**AIM OF THE EXERCISE:**
Which lines in the records below contain the word "this"? Copy each of them.

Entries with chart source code
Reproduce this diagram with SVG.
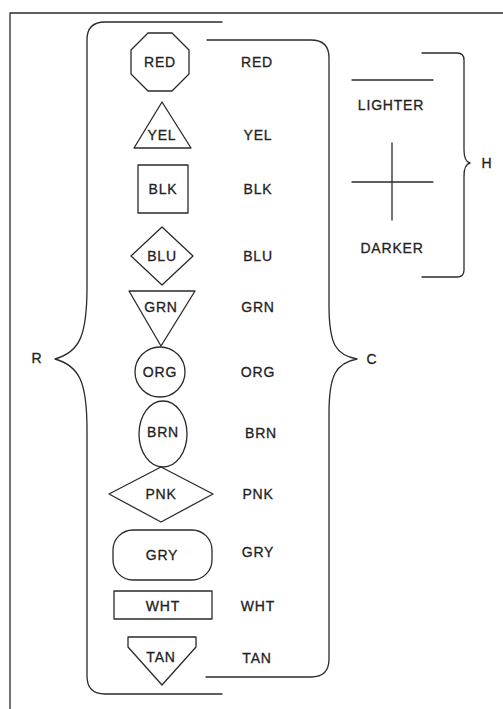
<svg xmlns="http://www.w3.org/2000/svg" width="503" height="709" viewBox="0 0 503 709">
<style>
.s{fill:none;stroke:#2a2a2a;stroke-width:1.3;stroke-linejoin:round;stroke-linecap:round}
.t{font-family:"Liberation Sans",Arial,sans-serif;font-size:14px;fill:#222;stroke:#222;stroke-width:0.3px;text-anchor:middle;letter-spacing:0.8px}
</style>
<rect width="503" height="709" fill="#fff"/>
<g id="frame">
<path class="s" d="M10 709 V13 H503"/>
</g>
<g id="connectors">
<path class="s" d="M222 22 H105 Q87 22 87 40 V287 C87 335 80 352 55 359 C80 366 87 383 87 430 V676 Q87 694 105 694 H222"/>
<path class="s" d="M207 40 H311 Q329 40 329 58 V305 C329 345 336 355 357 359 C336 363 329 375 329 413 V659 Q329 677 311 677 H206"/>
<path class="s" d="M422 53 H457 Q464 53 464 60 V150 C464 158 466 162 470 163 C466 164 464 168 464 176 V270 Q464 277 457 277 H422"/>
</g>
<g id="n-red"><polygon class="s" points="148,33 172,33 189,50 189,74 172,91 148,91 131,74 131,50"/><text class="t" x="160" y="67">RED</text></g>
<g id="n-yel"><polygon class="s" points="162,102 191,148 134,148"/><text class="t" x="162" y="140">YEL</text></g>
<g id="n-blk"><rect class="s" x="138" y="165" width="50" height="48"/><text class="t" x="163" y="194">BLK</text></g>
<g id="n-blu"><polygon class="s" points="162,227 193,256 162,285 131,256"/><text class="t" x="162" y="261">BLU</text></g>
<g id="n-grn"><polygon class="s" points="129,291 195,291 161,346"/><text class="t" x="161" y="312">GRN</text></g>
<g id="n-org"><circle class="s" cx="160" cy="372" r="25"/><text class="t" x="160" y="377">ORG</text></g>
<g id="n-brn"><ellipse class="s" cx="163" cy="434" rx="24" ry="33"/><text class="t" x="163" y="437">BRN</text></g>
<g id="n-pnk"><polygon class="s" points="161,467 213,494 161,522 109,494"/><text class="t" x="161" y="499">PNK</text></g>
<g id="n-gry"><rect class="s" x="113" y="530" width="99" height="50" rx="20"/><text class="t" x="162" y="560">GRY</text></g>
<g id="n-wht"><rect class="s" x="114" y="591" width="98" height="28"/><text class="t" x="163" y="611">WHT</text></g>
<g id="n-tan"><polygon class="s" points="128,637 196,637 196,647 162,685 128,647"/><text class="t" x="161" y="662">TAN</text></g>
<g id="names">
<text class="t" x="257" y="67">RED</text>
<text class="t" x="258" y="140">YEL</text>
<text class="t" x="258" y="194">BLK</text>
<text class="t" x="258" y="261">BLU</text>
<text class="t" x="258" y="312">GRN</text>
<text class="t" x="258" y="377">ORG</text>
<text class="t" x="261" y="438">BRN</text>
<text class="t" x="258" y="499">PNK</text>
<text class="t" x="258" y="557">GRY</text>
<text class="t" x="258" y="611">WHT</text>
<text class="t" x="257" y="663">TAN</text>
</g>
<g id="legend">
<path class="s" d="M352 80 H433"/>
<text class="t" x="391" y="110">LIGHTER</text>
<path class="s" d="M352 182 H433 M392 143 V220"/>
<text class="t" x="392" y="253">DARKER</text>
</g>
<g id="labels">
<text class="t" x="37" y="363">R</text>
<text class="t" x="372" y="364">C</text>
<text class="t" x="487" y="168">H</text>
</g>
</svg>
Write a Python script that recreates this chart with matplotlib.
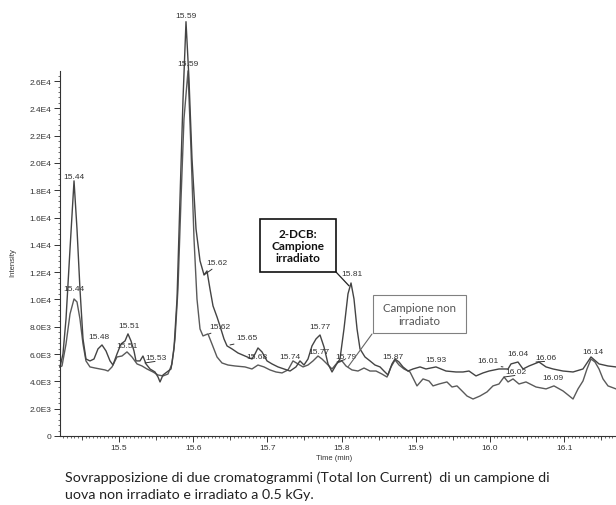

**EXERCISE ANSWER:**
Reproduce this diagram with SVG.
Write a Python script that recreates this chart with matplotlib.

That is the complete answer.